We're struggling with a unique situation where malicious/unauthorized requests are being made to our site via 'Google Proxy' IP addresses.
Someone is using Google servers to 'proxy' our website and serve up all the same content, stripping scripts and adding their own advertisements.
Request User Agent:
Mozilla/5.0 (compatible) Feedfetcher-Google; (+http://www.google.com/feedfetcher.html)
Request IP Addresses:
Reverse IP (PTR) google-proxy-66-102-9-1.google.com
ASN 15169 (GOOGLE)
ISP / Organization Google Proxy
66.102.9.1
66.102.9.29
66.102.9.25
66.102.9.6
66.249.84.235
We would like to simply block this user-agent, but unfortunately it is also used for google's official crawling of our RSS feeds.
I've done a substantial amount of digging, but I'm unable to determine
- how these requests are being generated
- any fingerprint unique to these requests that isn't present in official Google feed requests
I've tried to get some google services to generate similar requests, but nothing quite matches up. Both Feedburner and Google Drive have different user agents that are used.

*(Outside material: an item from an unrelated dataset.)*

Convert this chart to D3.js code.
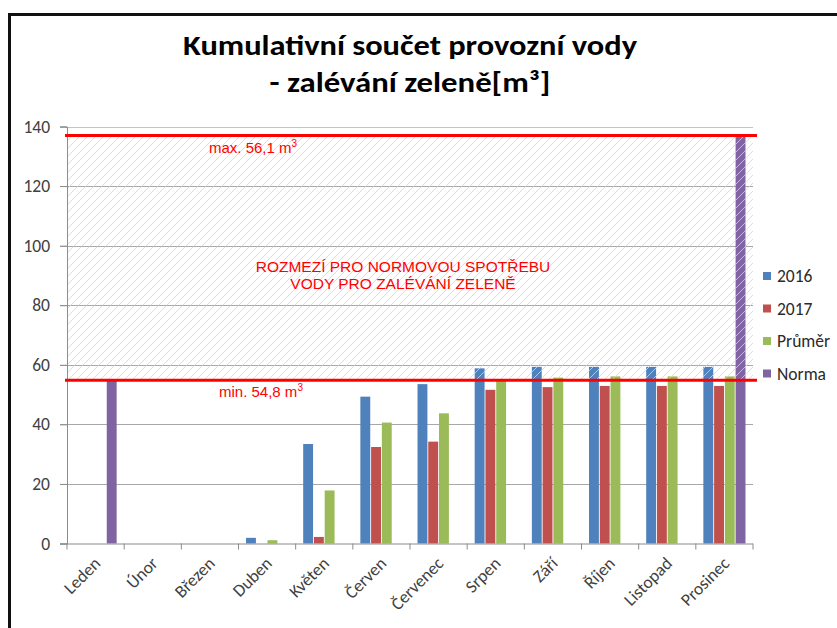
<!DOCTYPE html>
<html>
<head>
<meta charset="utf-8">
<script src="https://cdn.jsdelivr.net/npm/d3@7"></script>
<style>
  html, body { margin: 0; padding: 0; background: #fff; }
  svg { display: block; }
</style>
</head>
<body>
<svg id="chart" width="837" height="628"></svg>
<script>
// data
var months = ['Leden', 'Únor', 'Březen', 'Duben', 'Květen', 'Červen', 'Červenec', 'Srpen', 'Září', 'Říjen', 'Listopad', 'Prosinec'];
var seriesNames = ['2016', '2017', 'Průměr', 'Norma'];
var values2016 = [null, null, null, 1.9, 33.4, 49.3, 53.5, 58.8, 59.3, 59.3, 59.3, 59.3];
var values2017 = [null, null, null, null, 2.2, 32.4, 34.2, 51.6, 52.5, 52.9, 52.9, 52.9];
var valuesPrumer = [null, null, null, 1.1, 17.8, 40.6, 43.7, 54.6, 55.7, 56.1, 56.1, 56.1];
var valuesNorma = [54.8, null, null, null, null, null, null, null, null, null, null, 137];
var yTicks = [0, 20, 40, 60, 80, 100, 120, 140];
var minLimit = 54.8;
var maxLimit = 137;

var colors = ['#4F81BD', '#C0504D', '#9BBB59', '#8064A2'];
var allSeries = [values2016, values2017, valuesPrumer, valuesNorma];

var svg = d3.select('#chart');
var labelFont = "Carlito, Calibri, 'Open Sans', sans-serif";
var arial = "'Liberation Sans', Arial, sans-serif";

// frame
svg.append('line').attr('x1', 8).attr('x2', 837).attr('y1', 14.5).attr('y2', 14.5)
  .attr('stroke', '#111').attr('stroke-width', 3);
svg.append('line').attr('x1', 9.5).attr('x2', 9.5).attr('y1', 13).attr('y2', 628)
  .attr('stroke', '#111').attr('stroke-width', 3);

// title
svg.append('text').attr('x', 410).attr('y', 55).attr('text-anchor', 'middle')
  .attr('font-family', labelFont).attr('font-weight', 'bold').attr('font-size', 28)
  .attr('textLength', 454).attr('lengthAdjust', 'spacingAndGlyphs')
  .attr('fill', '#000').text('Kumulativní součet provozní vody');
svg.append('text').attr('x', 410).attr('y', 92).attr('text-anchor', 'middle')
  .attr('font-family', labelFont).attr('font-weight', 'bold').attr('font-size', 28)
  .attr('textLength', 281).attr('lengthAdjust', 'spacingAndGlyphs')
  .attr('fill', '#000').text('- zalévání zeleně[m³]');

// scales
var x0 = d3.scaleBand().domain(months).range([67, 753]).padding(0);
var x1 = d3.scaleBand().domain(seriesNames).range([0, x0.bandwidth()])
  .paddingInner(0.08).paddingOuter(0.7);
var y = d3.scaleLinear().domain([0, 140]).range([543.5, 126.5]);

// gridlines
svg.append('g').selectAll('line')
  .data(yTicks.filter(function(d){ return d > 0; }))
  .enter().append('line')
  .attr('x1', 60).attr('x2', 753)
  .attr('y1', function(d){ return Math.round(y(d)) + 0.5; })
  .attr('y2', function(d){ return Math.round(y(d)) + 0.5; })
  .attr('stroke', function(d){ return d === 140 ? '#c4c4c4' : '#a8a8a8'; })
  .attr('stroke-width', 1.2);

// bars
var barGroup = svg.append('g');
allSeries.forEach(function(vals, si) {
  barGroup.selectAll('rect.s' + si)
    .data(vals.map(function(v, i){ return {month: months[i], value: v}; })
      .filter(function(d){ return d.value !== null; }))
    .enter().append('rect')
    .attr('class', 's' + si)
    .attr('x', function(d){ return x0(d.month) + x1(seriesNames[si]); })
    .attr('width', x1.bandwidth())
    .attr('y', function(d){ return y(d.value); })
    .attr('height', function(d){ return y(0) - y(d.value); })
    .attr('fill', colors[si]);
});

// hatched range between min and max
var defs = svg.append('defs');
var pat = defs.append('pattern').attr('id', 'hatch')
  .attr('patternUnits', 'userSpaceOnUse').attr('width', 8).attr('height', 8);
pat.append('path').attr('d', 'M0,8 L8,0 M-1,1 L1,-1 M7,9 L9,7')
  .attr('stroke', '#d4d4d4').attr('stroke-width', 0.8);
svg.append('rect')
  .attr('x', 67).attr('width', 753 - 67)
  .attr('y', y(maxLimit)).attr('height', y(minLimit) - y(maxLimit))
  .attr('fill', 'url(#hatch)');

// axes
var yAxis = svg.append('g').attr('transform', 'translate(67,0)')
  .call(d3.axisLeft(y).tickValues(yTicks).tickSize(7).tickPadding(10));
yAxis.select('.domain').attr('stroke', '#8c8c8c');
yAxis.selectAll('.tick line').attr('stroke', '#8c8c8c');
yAxis.selectAll('.tick text').attr('font-family', labelFont).attr('font-size', 17.5)
  .attr('fill', '#404040');

var xAxis = svg.append('g').attr('transform', 'translate(0,' + y(0) + ')');
xAxis.append('line').attr('x1', 60).attr('x2', 753).attr('y1', 0.5).attr('y2', 0.5)
  .attr('stroke', '#8c8c8c').attr('stroke-width', 1.2);
xAxis.selectAll('line.tk').data(months.concat(['end'])).enter().append('line')
  .attr('class', 'tk')
  .attr('x1', function(d){ return d === 'end' ? 753 : x0(d); })
  .attr('x2', function(d){ return d === 'end' ? 753 : x0(d); })
  .attr('y1', 0).attr('y2', 6).attr('stroke', '#8c8c8c');
xAxis.selectAll('text').data(months).enter().append('text')
  .attr('transform', function(d){
    return 'translate(' + (x0(d) + x0.bandwidth() / 2 + 6) + ',' + 21 + ') rotate(-45)';
  })
  .attr('text-anchor', 'end')
  .attr('font-family', labelFont).attr('font-size', 17.5).attr('fill', '#404040')
  .text(function(d){ return d; });

// limit lines
[maxLimit, minLimit].forEach(function(v) {
  svg.append('line').attr('x1', 65).attr('x2', 757)
    .attr('y1', y(v)).attr('y2', y(v))
    .attr('stroke', '#ff0000').attr('stroke-width', 3);
});

// annotations
function limitLabel(xp, yp, txt) {
  var t = svg.append('text').attr('x', xp).attr('y', yp)
    .attr('font-family', arial).attr('font-size', 15).attr('fill', '#ff0000');
  t.append('tspan').text(txt);
  t.append('tspan').attr('dy', -6).attr('font-size', 10).text('3');
}
limitLabel(209, 153, 'max. 56,1 m');
limitLabel(219, 397, 'min. 54,8 m');

svg.append('text').attr('x', 403).attr('y', 272).attr('text-anchor', 'middle')
  .attr('font-family', arial).attr('font-size', 15.5).attr('fill', '#ff0000')
  .text('ROZMEZÍ PRO NORMOVOU SPOTŘEBU');
svg.append('text').attr('x', 403).attr('y', 289).attr('text-anchor', 'middle')
  .attr('font-family', arial).attr('font-size', 15.5).attr('fill', '#ff0000')
  .text('VODY PRO ZALÉVÁNÍ ZELENĚ');

// legend
var legend = svg.append('g');
seriesNames.forEach(function(name, i) {
  var ly = 276 + i * 32.5;
  legend.append('rect').attr('x', 763).attr('y', ly - 4).attr('width', 8).attr('height', 8)
    .attr('fill', colors[i]);
  legend.append('text').attr('x', 777).attr('y', ly).attr('dy', '0.35em')
    .attr('font-family', labelFont).attr('font-size', 17.5).attr('fill', '#2a2a2a')
    .text(name);
});
</script>
</body>
</html>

I've read about how some Chrome RSS reader may be the potential 'proxy' being used to generate this requests, but I'm unable to verify.
Any help nailing down the potential source of these requests or suggestions on how to block the malicious requests while still allowing 'good' requests would be appreciated.
Update [2023-06-13]:
I've found this Webmaster Stackexchange post that outlines a similar issue, but the specifics don't quite fit and no legitimate google service is identified that could be sending these requests.
Upon further review of the requests sent by google-proxy IP addresses, I've found that some requests will append gzip(gfe) to the query string. "gzip(gfe)" indicates that the browser supports the gzip compression method and that it is using the Google Frontend for Embedded (GFE) service. GFE is a service that Google provides to help websites load faster by caching and serving static content. When a browser requests a web page that is being cached by GFE, the request will be sent to GFE instead of the original website. GFE will then compress the content and return it to the browser, which can help to improve the loading speed of the page. This service, however includes X-Forwarded-For header so you can identify the real IP of the request and still doesn't clear up the issue of how the malicious requests are sent or how they can be reliably blocked.